Daniel Defoe, artist unknown (National Maritime Museum, London).

By the 1720s too, improvement appeared to have delivered the goods. We now know that the national income had increased rapidly in the later seventeenth century; and since the population of England had stopped growing, income per head – the standard of living – had risen even more rapidly, probably by about fifty per cent in half a century, an astonishing achievement. Improvement seemed to have created England’s material affluence, and it is no accident that in the years around 1700 the word ‘affluence’ began to be used with its modern meaning, and that ‘progress’ began to be commonly applied to material progress. It was inevitable that so successful a culture should attract foreign admirers, visitors like Voltaire who came to learn its secrets, and politicians in other states who hoped, as David Hume observed, to ‘emulate’ England and adopt improvements of their own.

The full force of an improvement culture naturally travelled first and most successfully to other English dominions, to Ireland and Scotland, and especially, and with the greatest impact, to the English colonies in America, where both Benjamin Franklin and Thomas Jefferson found ‘inventions of improvement’ proliferating in endless sequence. The language of English improvement moved less easily across the Channel because it needed translation, but that was no obstacle to the transmission of the intellectual content which lay beneath the word, and least of all to the transmission of English political economy. Its influence was notable, for example, in translations of John Law’s tract on improvement, Money and Trade (1705), into French and German in 1720, and in other economic works written in Paris at the time, which drew on English examples, like the three volumes by Ernst Ludwig Carl, Traité de la Richesse des Princes (1723), which pointed to England’s material improvement and economic progress, and Jean-François Melon’s Essai politique sur le commerce (1734), which had a chapter on political arithmetic, and an argument that France must imitate English industry if there was to be similar economic ‘progress’ there.

John Law

John Law, by Alexis Simon Belle (c. 1715-20).

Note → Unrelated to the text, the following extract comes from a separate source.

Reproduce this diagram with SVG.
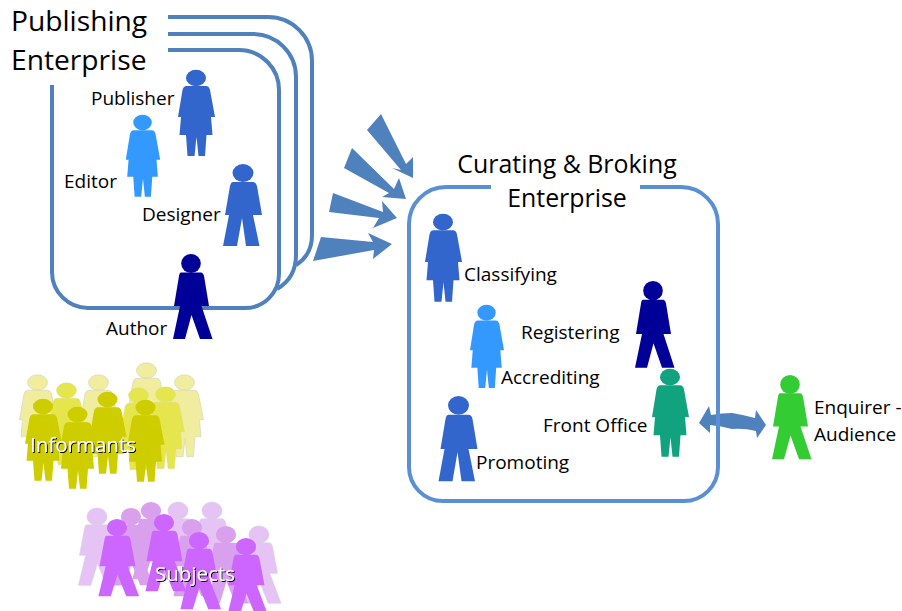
<svg xmlns="http://www.w3.org/2000/svg" width="902" height="611" viewBox="0 0 902 611">
<style>
text{font-family:"Open Sans","Noto Sans","Liberation Sans",sans-serif;fill:#000}
.big{font-size:28.2px}
.mid{font-size:24.9px;text-anchor:middle}
.lab{font-size:19px}
.ov{font-size:20.5px;fill:#fff;filter:url(#sh)}
.box{fill:none;stroke:#4f81bd;stroke-width:4}
.cbox{fill:none;stroke:#5b8fd4;stroke-width:4}
.wedge{fill:#4f81bd}
.l1{fill:#f0ee9e;stroke:#cfcfc0;stroke-width:.6}
.l2{fill:#e5e54d;stroke:#d8d8a0;stroke-width:.4}
.l3{fill:#cdcd00}
.p1{fill:#e6c3f5;stroke:#d8d0dc;stroke-width:.6}
.p2{fill:#d9a0ee}
.p3{fill:#cc66ff}
</style>
<defs>
<filter id="sh" x="-10%" y="-30%" width="125%" height="170%"><feDropShadow dx="1" dy="1" stdDeviation=".6" flood-color="#000" flood-opacity="1"/></filter>
<g id="woman"><ellipse cx="-.5" cy="8" rx="10" ry="8.2"/><path d="M-10,16H9.5Q12.5,16 13.5,20L18.5,47H14.5L16,65H10L8.5,86H2L0,67L-2,86H-9L-10.5,65H-17L-15.5,47H-18.5L-14,20Q-13,16 -10,16Z"/></g>
<g id="man"><ellipse cx="0" cy="9" rx="10.5" ry="9"/><path d="M-10,18H10Q13,18 14,22L19,51H10L16.5,82H3L-1,54L-6,82H-20L-14,51H-18L-13,22Q-12,18 -10,18Z"/></g>
<g id="walker"><ellipse cx="-1" cy="9.5" rx="9.8" ry="9.6"/><path d="M-11,18.5H9Q11,18.5 12,22L17,52H9.5L20.5,85H8L-.5,61L-7,85H-19L-12,52H-18L-13,22Q-12.5,18.5 -11,18.5Z"/></g>
</defs>
<g id="connectors">
<path class="wedge" d="M321,237L373,242L368,233L392,244L373,259L374,250L313,261Z"/>
<path class="wedge" d="M333,193L383,212L382,201L397,218L373,228L379,218L329,212Z"/>
<path class="wedge" d="M352,148L394,189L399,178L406,199L382,197L389,193L344,168Z"/>
<path class="wedge" d="M381,114L406,164L413,157L413,178L392,168L401,170L367,130Z"/>
<path class="wedge" d="M699,423L709,406L711,415Q722,413 732,413Q744,415 755,418L756,410L766,425L757,438L756,431Q744,428 732,429Q721,426 710,425L710,433Z"/>
</g>
<g id="publishing-enterprise">
<path class="box" d="M168,17H268A44,44 0 0 1 312,61V235Q312,255 296,265"/>
<path class="box" d="M168,34H253A43,43 0 0 1 296,77V255Q296,278 277,289"/>
<path class="box" d="M52,85V272A36,36 0 0 0 88,308H245A34,34 0 0 0 279,274V90A40,40 0 0 0 239,50H168"/>
<text class="big" x="11" y="31">Publishing</text>
<text class="big" x="11" y="70">Enterprise</text>
</g>
<g id="curating-enterprise">
<path class="cbox" d="M491,187H446A37,37 0 0 0 409,224V467A34,34 0 0 0 443,501H684A34,34 0 0 0 718,467V224A37,37 0 0 0 681,187H640"/>
<text class="mid" x="567" y="173">Curating &amp; Broking</text>
<text class="mid" x="567" y="207">Enterprise</text>
</g>
<g id="publisher"><use href="#woman" fill="#3366cc" transform="translate(196.5,70)"/><text class="lab" x="91" y="105">Publisher</text></g>
<g id="editor"><use href="#woman" fill="#3399ff" transform="translate(143,115) scale(.93,.95)"/><text class="lab" x="64" y="188">Editor</text></g>
<g id="designer"><use href="#man" fill="#3366cc" transform="translate(243,164)"/><text class="lab" x="142" y="221">Designer</text></g>
<g id="author"><use href="#walker" fill="#000099" transform="translate(192,254)"/><text class="lab" x="106" y="335">Author</text></g>
<g id="classifying"><use href="#woman" fill="#3366cc" transform="translate(443.5,214) scale(1,1.02)"/><text class="lab" x="464" y="281">Classifying</text></g>
<g id="registering"><use href="#walker" fill="#000099" transform="translate(654,281) scale(1,1.02)"/><text class="lab" x="521" y="339">Registering</text></g>
<g id="accrediting"><use href="#woman" fill="#3399ff" transform="translate(487,305) scale(.92,.965)"/><text class="lab" x="501" y="384">Accrediting</text></g>
<g id="front-office"><use href="#woman" fill="#11a37f" transform="translate(670.5,369) scale(1,1.02)"/><text class="lab" x="543" y="432">Front Office</text></g>
<g id="promoting"><use href="#man" fill="#3366cc" transform="translate(458.5,396) scale(1,1.04)"/><text class="lab" x="476" y="469">Promoting</text></g>
<g id="enquirer"><use href="#walker" fill="#33cc33" transform="translate(791,375) scale(1,.99)"/><text class="lab" x="814" y="414">Enquirer -</text><text class="lab" x="814" y="441">Audience</text></g>
<g id="informants">
<use href="#woman" class="l1" transform="translate(38,375) scale(1,.95)"/>
<use href="#woman" class="l1" transform="translate(99,375) scale(1,.95)"/>
<use href="#woman" class="l1" transform="translate(147,363) scale(1,.95)"/>
<use href="#woman" class="l1" transform="translate(185,375) scale(1,.95)"/>
<use href="#woman" class="l2" transform="translate(67,383) scale(1,.95)"/>
<use href="#woman" class="l2" transform="translate(139,388) scale(1,.95)"/>
<use href="#woman" class="l2" transform="translate(166,387) scale(1,.95)"/>
<use href="#woman" class="l3" transform="translate(43.5,399) scale(1,.95)"/>
<use href="#woman" class="l3" transform="translate(108,392) scale(1,.95)"/>
<use href="#woman" class="l3" transform="translate(146,400) scale(1,.95)"/>
<use href="#woman" class="l3" transform="translate(78,407) scale(1,.95)"/>
<text class="ov" x="30" y="452">Informants</text>
</g>
<g id="subjects">
<use href="#walker" class="p1" transform="translate(98,508) scale(1.03,.91)"/>
<use href="#walker" class="p1" transform="translate(179,502) scale(1.03,.91)"/>
<use href="#walker" class="p1" transform="translate(213,502) scale(1.03,.91)"/>
<use href="#walker" class="p1" transform="translate(260,526) scale(1.03,.91)"/>
<use href="#walker" class="p2" transform="translate(132,508) scale(1.03,.91)"/>
<use href="#walker" class="p2" transform="translate(152,502) scale(1.03,.91)"/>
<use href="#walker" class="p2" transform="translate(193,519) scale(1.03,.91)"/>
<use href="#walker" class="p2" transform="translate(227,526) scale(1.03,.91)"/>
<use href="#walker" class="p3" transform="translate(118,519) scale(1.03,.91)"/>
<use href="#walker" class="p3" transform="translate(165,514) scale(1.03,.91)"/>
<use href="#walker" class="p3" transform="translate(200,532) scale(1.03,.91)"/>
<use href="#walker" class="p3" transform="translate(247,538) scale(1.03,.91)"/>
<text class="ov" x="155" y="581">Subjects</text>
</g>
</svg>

The most weighty testimony to the impact of improvement in France came in the first volume of the Encyclopédie, where Diderot himself, in a long entry on ‘arithmétique politique’, paid tribute to Petty as the first practitioner of a quantitative science indispensable for any politician concerned with trying to ensure the prosperity of a state by every possible means, including ‘la perfection de l’agriculture’. It is interesting to note that the word ‘perfection’ was used again for ‘improvement’ in translations into French of some of the works of Hume and Adam Smith also written in the 1750s. The common vocabulary suggests that something of the persuasive power of improvement had become part of what one might call Enlightenment thinking.

There were doubtless other sources, besides the writings of English improvers, which contributed to similar ways of thinking; and it is undeniable that there were whole sectors of Enlightenment thought to which English authors made little contribution. Nonetheless, when historians of the Enlightenment seek to identify its greatest contribution to Western thought, and point – as some of them do – to a new political economy aimed at ‘human betterment’, they are paying tribute to English writers on improvement of the second half of the seventeenth century. They had been the first to build a whole culture around the notion that individuals, societies and states had the capacity to ‘mend their condition’ (as Barbon put it) and to demonstrate practical ways of going about it.

– Paul Slack

[1] In A Tour thro’ the whole island of Great Britain (vol.1, 1724).